The master system gives you quicker clamping and more adjustments,especially if you work in varying thicknesses of materials. I love the vac port because you can drill a hole in one stroke, no more in and out to clear the shavings and no shavings in the way when you shift to the next mark.

The smallest cheap little shop vac is sufficient to keep the shavings clear. I just wish they made an affordable quiet little vac!

Pocket hole screws do not replace all types of joinery, but are a great addition to fasten joints in many ways. Glue adds greatly to the strength .

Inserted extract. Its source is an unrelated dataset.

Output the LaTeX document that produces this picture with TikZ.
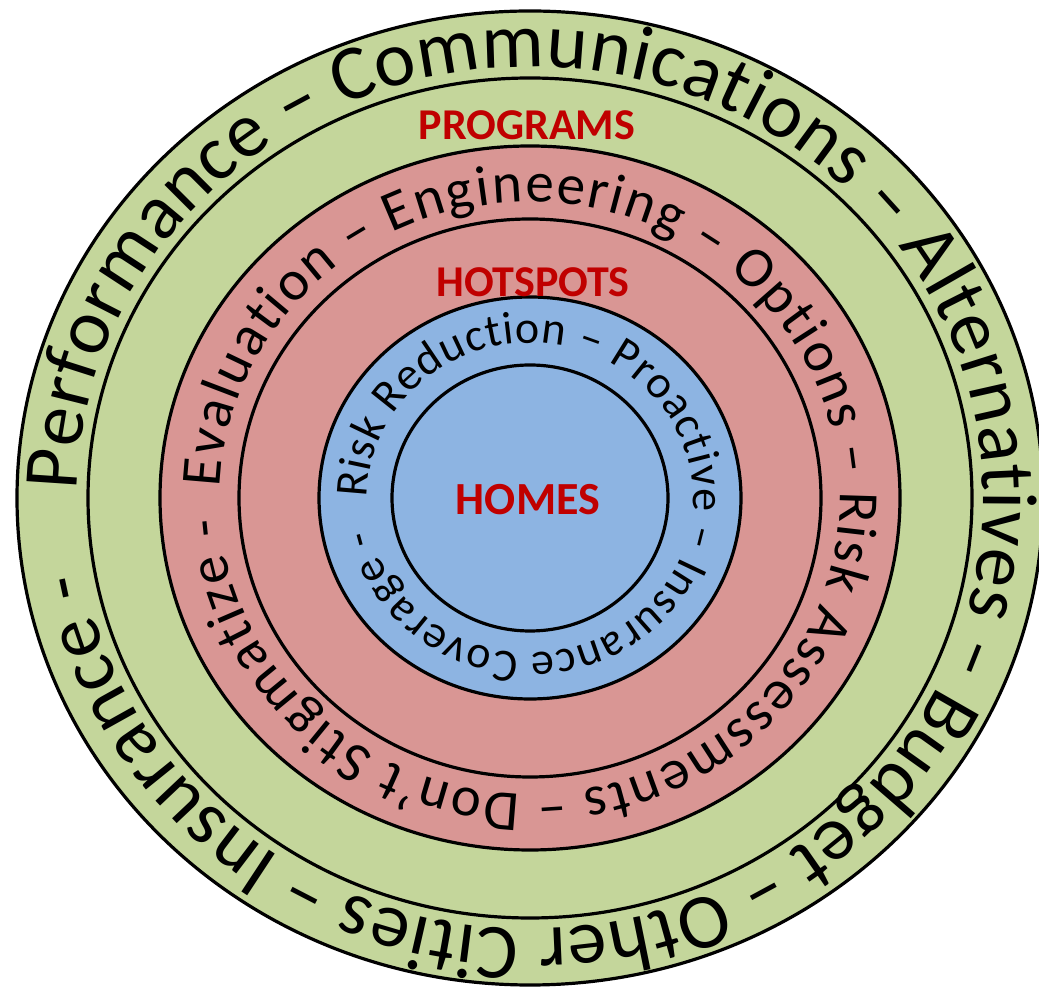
\documentclass[tikz,border=0pt]{standalone}
\usepackage{fontspec}
\setmainfont{Carlito}
\usetikzlibrary{decorations.text}
\definecolor{ringgreen}{RGB}{196,214,155}
\definecolor{ringred}{RGB}{217,150,148}
\definecolor{ringblue}{RGB}{141,180,226}
\definecolor{labelred}{RGB}{192,0,0}
\newcommand{\fontOuter}{\fontsize{78}{82}\selectfont}
\newcommand{\fontMid}{\fontsize{57}{60}\selectfont}
\newcommand{\fontInner}{\fontsize{46}{50}\selectfont}
\tikzset{
  ring/.style={draw=black, line width=3.2pt},
  ringtext/.style={decorate, decoration={text along path, text align={fit to path}, text={#1}}},
  centerlabel/.style={text=labelred, font=\bfseries\fontsize{44}{46}\selectfont, inner sep=0pt}
}
\begin{document}
\begin{tikzpicture}[x=1pt,y=1pt]
\useasboundingbox (0,0) rectangle (1039,990);
\coordinate (c) at (530,492);
% rings
\path[ring, fill=ringgreen] (c) ellipse [x radius=513, y radius=487];
\path[ring] (c) ellipse [x radius=442, y radius=420];
\path[ring, fill=ringred] (c) ellipse [x radius=370, y radius=352];
\path[ring] (c) ellipse [x radius=291, y radius=279];
\path[ring, fill=ringblue] (c) ellipse [x radius=211, y radius=201];
\path[ring] (c) ellipse [x radius=138, y radius=133];
% texts along rings (clockwise)
\path[ringtext={|\fontOuter|Performance – Communications – Alternatives – Budget – Other Cities – Insurance -}]
  ([shift={(179:453 and 431)}]c) arc[start angle=179, end angle=-170, x radius=453, y radius=431];
\path[ringtext={|\fontMid|Evaluation – Engineering – Options – Risk Assessments – Don’t Stigmatize -}]
  ([shift={(178:310 and 296)}]c) arc[start angle=178, end angle=-176, x radius=310, y radius=296];
\path[ringtext={|\fontInner|Risk Reduction – Proactive – Insurance Coverage -}]
  ([shift={(180:163 and 155)}]c) arc[start angle=180, end angle=-168, x radius=163, y radius=155];
% labels
\node[centerlabel] (programs) at (527,865) {PROGRAMS};
\node[centerlabel] (hotspots) at (533,708) {HOTSPOTS};
\node[centerlabel, font=\bfseries\fontsize{46}{48}\selectfont] (homes) at (528,490) {HOMES};
\end{tikzpicture}
\end{document}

I feel the same way about DC and glue.. Unfortunately, the guy who bought the master system for my company chucked the little dust port cup thing and I haven't been able to find a replacement! I've rigged a small shop vac thing with mangled attachment parts but it still doesn't cut the real thing. Also, I buy kreg screws in packs of 1000 on amazon. in comparison to the lowes by our shop, amazon is half the price including shipping than if i were to buy the 100 packs. Kreg makes a good pocket hole screw but i know local hardware stores tend to carry them in bulk. shop around! Also I saw in the Grizzly catalog a "45 degree angle" 3/8 pocket hole drill bit. apparently this allows flat head drywall type screws to sit inside the pocket which would really cut down on your fastener costs!!! never used it... has anyone?